Salzmann considera, a su vez, que “lenguaje y obra no pueden separarse”, y cree que todo cuanto escribe está condicionado por el hecho de que lo escribe en alemán. “No hay texto sin su lenguaje, el lenguaje es el texto. Son una unidad como el cuerpo y el alma; no pueden separarse, aunque en Occidente hayamos aprendido a verlo de otra manera. A menudo creemos que llevamos nuestro cuerpo como si fuera una especie de funda de nuestro verdadero yo, pero cualquier buen médico te dirá que somos nuestro cuerpo. No es algo que llevemos a mayores. Lo mismo pasa con el texto; no lleva su lenguaje como quien lleva un abrigo de visón. Es en sí mismo el animal peludo, cálido. Si la piel se cae, es otro. En otro idioma yo escribiría otros libros, narraría de otro modo y es probable que fuera otra persona”.

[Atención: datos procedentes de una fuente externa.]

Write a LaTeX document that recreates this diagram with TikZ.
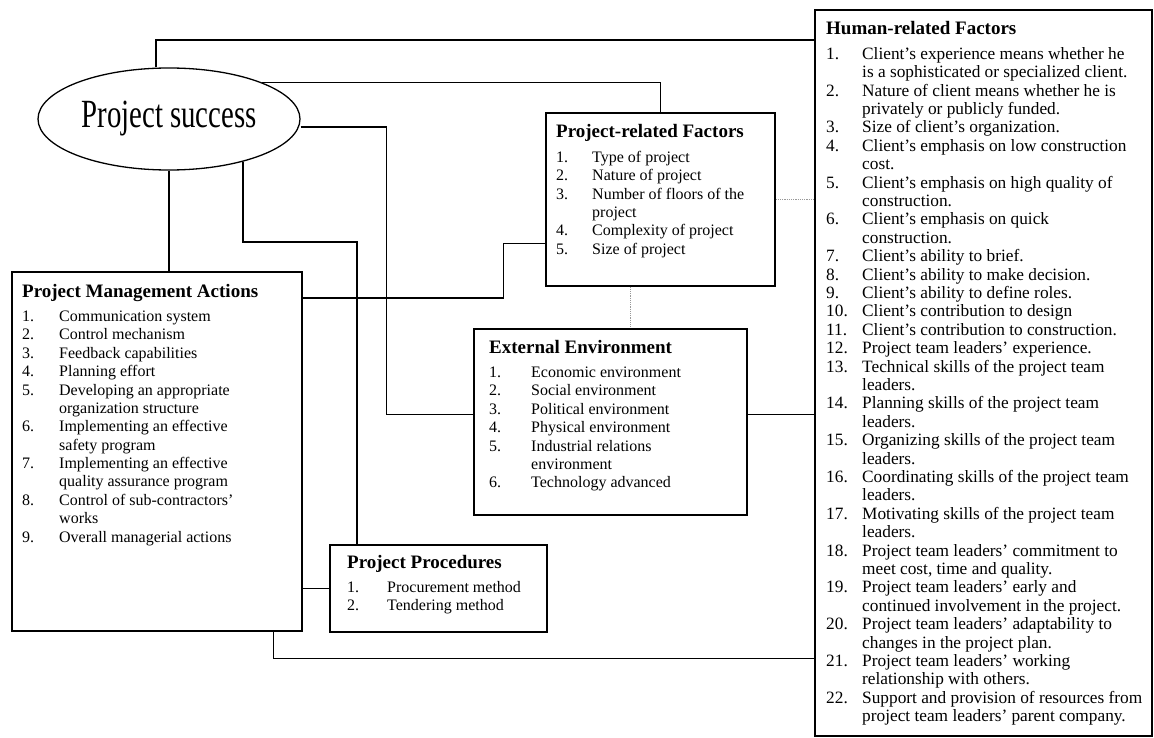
\documentclass[tikz,border=0pt]{standalone}
\usepackage{fontspec}
\setmainfont{Liberation Serif}
\usepackage{graphicx}
\usepackage{array}
\usetikzlibrary{shapes.geometric}

% heading row of a factor list
\newcommand{\boxtitle}[1]{\multicolumn{2}{@{}l@{}}{\fontsize{19}{19}\selectfont\bfseries #1}}

\begin{document}
\begin{tikzpicture}[x=1pt, y=-1pt,
  factorbox/.style={draw, line width=1.6pt, inner sep=0pt, anchor=north west},
  factorlist/.style={inner sep=0pt, anchor=base west, font=\fontsize{16}{18.4}\selectfont},
  link/.style={line width=1.2pt},
  weaklink/.style={line width=1.2pt, densely dotted, black!40}]
  \useasboundingbox (0,0) rectangle (1154,738);

  % The central goal
  \node[ellipse, draw, line width=1.3pt, minimum width=262pt, minimum height=102pt, inner sep=0pt] (success) at (169,119)
    {\scalebox{0.72}[1]{\fontsize{40}{40}\selectfont Project success}};

  % Frames of the factor groups
  \node[factorbox, minimum width=290pt, minimum height=359pt] (pma) at (11,271) {};
  \node[factorbox, minimum width=229pt, minimum height=173pt] (prf) at (545,112) {};
  \node[factorbox, minimum width=273pt, minimum height=186pt] (ext) at (473,328) {};
  \node[factorbox, minimum width=217pt, minimum height=87pt] (proc) at (329,544) {};
  \node[factorbox, minimum width=337pt, minimum height=726pt] (hum) at (814,9) {};

  % Project management actions
  \node[factorlist] (pmalist) at (22,297) {\begin{tabular}[t]{@{}p{37pt}@{}l@{}}
    \boxtitle{Project Management Actions}\\[6pt]
    1. & Communication system\\
    2. & Control mechanism\\
    3. & Feedback capabilities\\
    4. & Planning effort\\
    5. & Developing an appropriate\\
       & organization structure\\
    6. & Implementing an effective\\
       & safety program\\
    7. & Implementing an effective\\
       & quality assurance program\\
    8. & Control of sub-contractors’\\
       & works\\
    9. & Overall managerial actions
  \end{tabular}};

  % Project-related factors
  \node[factorlist] (prflist) at (556,138) {\begin{tabular}[t]{@{}p{36pt}@{}l@{}}
    \boxtitle{Project-related Factors}\\[6pt]
    1. & Type of project\\
    2. & Nature of project\\
    3. & Number of floors of the\\
       & project\\
    4. & Complexity of project\\
    5. & Size of project
  \end{tabular}};

  % External environment
  \node[factorlist] (extlist) at (489,353) {\begin{tabular}[t]{@{}p{42pt}@{}l@{}}
    \boxtitle{External Environment}\\[6pt]
    1. & Economic environment\\
    2. & Social environment\\
    3. & Political environment\\
    4. & Physical environment\\
    5. & Industrial relations\\
       & environment\\
    6. & Technology advanced
  \end{tabular}};

  % Project procedures
  \node[factorlist] (proclist) at (347,568) {\begin{tabular}[t]{@{}p{40pt}@{}l@{}}
    \boxtitle{Project Procedures}\\[6pt]
    1. & Procurement method\\
    2. & Tendering method
  \end{tabular}};

  % Human-related factors
  \node[factorlist, font=\fontsize{17.3}{18.4}\selectfont] (humlist) at (826,35) {\begin{tabular}[t]{@{}p{36pt}@{}l@{}}
    \boxtitle{Human-related Factors}\\[6pt]
    1.  & Client’s experience means whether he\\
        & is a sophisticated or specialized client.\\
    2.  & Nature of client means whether he is\\
        & privately or publicly funded.\\
    3.  & Size of client’s organization.\\
    4.  & Client’s emphasis on low construction\\
        & cost.\\
    5.  & Client’s emphasis on high quality of\\
        & construction.\\
    6.  & Client’s emphasis on quick\\
        & construction.\\
    7.  & Client’s ability to brief.\\
    8.  & Client’s ability to make decision.\\
    9.  & Client’s ability to define roles.\\
    10. & Client’s contribution to design\\
    11. & Client’s contribution to construction.\\
    12. & Project team leaders’ experience.\\
    13. & Technical skills of the project team\\
        & leaders.\\
    14. & Planning skills of the project team\\
        & leaders.\\
    15. & Organizing skills of the project team\\
        & leaders.\\
    16. & Coordinating skills of the project team\\
        & leaders.\\
    17. & Motivating skills of the project team\\
        & leaders.\\
    18. & Project team leaders’ commitment to\\
        & meet cost, time and quality.\\
    19. & Project team leaders’ early and\\
        & continued involvement in the project.\\
    20. & Project team leaders’ adaptability to\\
        & changes in the project plan.\\
    21. & Project team leaders’ working\\
        & relationship with others.\\
    22. & Support and provision of resources from\\
        & project team leaders’ parent company.
  \end{tabular}};

  % Links from project success to the groups
  \draw[link] ([xshift=-13pt]success.north) |- ([yshift=-31pt]hum.north west);
  \draw[link] (success.north east) -| (prf.north);
  \draw[link] ([yshift=-8pt]success.east) -- ++(86,0) |- ([yshift=7pt]ext.west);
  \draw[link] (success.south) -- (success.south |- pma.north);
  \coordinate (procbend) at (357,242);
  \draw[link] (success.-30) |- (procbend) -- (procbend |- proc.north);

  % Links between the groups
  \draw[link] ([yshift=-27pt]pma.north east) -- ++(201,0) |- ([yshift=-44pt]prf.west);
  \draw[link] (proc.west) -- (proc.west -| pma.east);
  \draw[link] ([xshift=-29pt]pma.south east) |- ([yshift=-286pt]hum.west);
  \draw[link] ([yshift=7pt]ext.east) -- ([yshift=7pt]ext.east -| hum.west);
  \draw[weaklink] (prf.east) -- (prf.east -| hum.west);
  \draw[weaklink] ([xshift=-29.5pt]prf.south) -- ([xshift=-29.5pt]prf.south |- ext.north);
\end{tikzpicture}
\end{document}
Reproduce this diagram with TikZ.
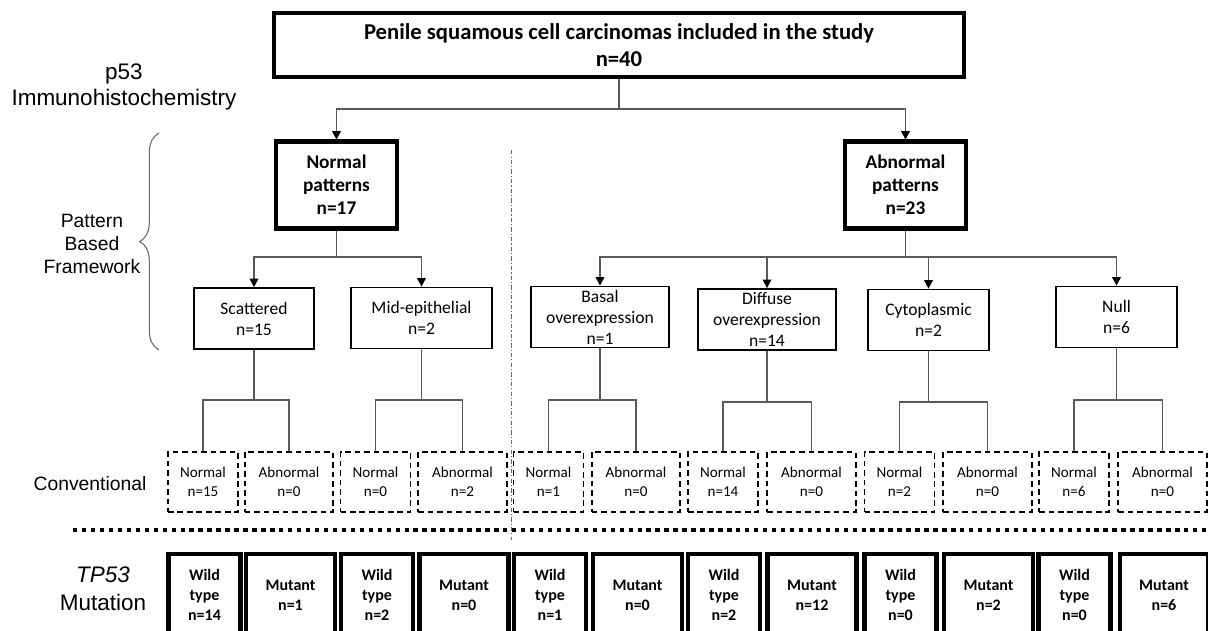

Solo algunos de los autores más sobresalientes de entre todos los que han elegido el alemán como lengua literaria se han traducido ya al español, si bien tímidamente, en los últimos años, aunque siguen ocupando espacios minoritarios dentro de la literatura que se publica en nuestro idioma. Es el caso de Melinda Nadj Abonji (Bečej, Yugoslavia, 1968) o de la húngara Terézia Mora (Sopron, 1971), ambas ganadoras del Deutscher Buchpreis. De la primera, se tradujo Las palomas levantan el vuelo (El Aleph, 2012), y de la segunda Todos los días (Roca Editorial), aunque su novela más celebrada, Das Ungeheuer (El monstruo) aún está por traducir. De Katja Petrowskaja (Kiev, 1970), que se mudó a Berlín en 1999, se puede leer en español su primera novela, Tal vez Esther (Adriana Hidalgo), ganadora del prestigioso premio Ingeborg Bachmann. Se trata de un originalísimo acercamiento al holocausto en Europa del este. Basándose en la historia de su propia familia, Petrowskaja se mueve por Kiev, Berlín, Varsovia o Moscú y completa una extraordinaria novela de aire impreciso («Tal vez Esther» hace referencia a su bisabuela, de cuyo nombre no está segura) sobre las lagunas y los contornos difusos de la memoria.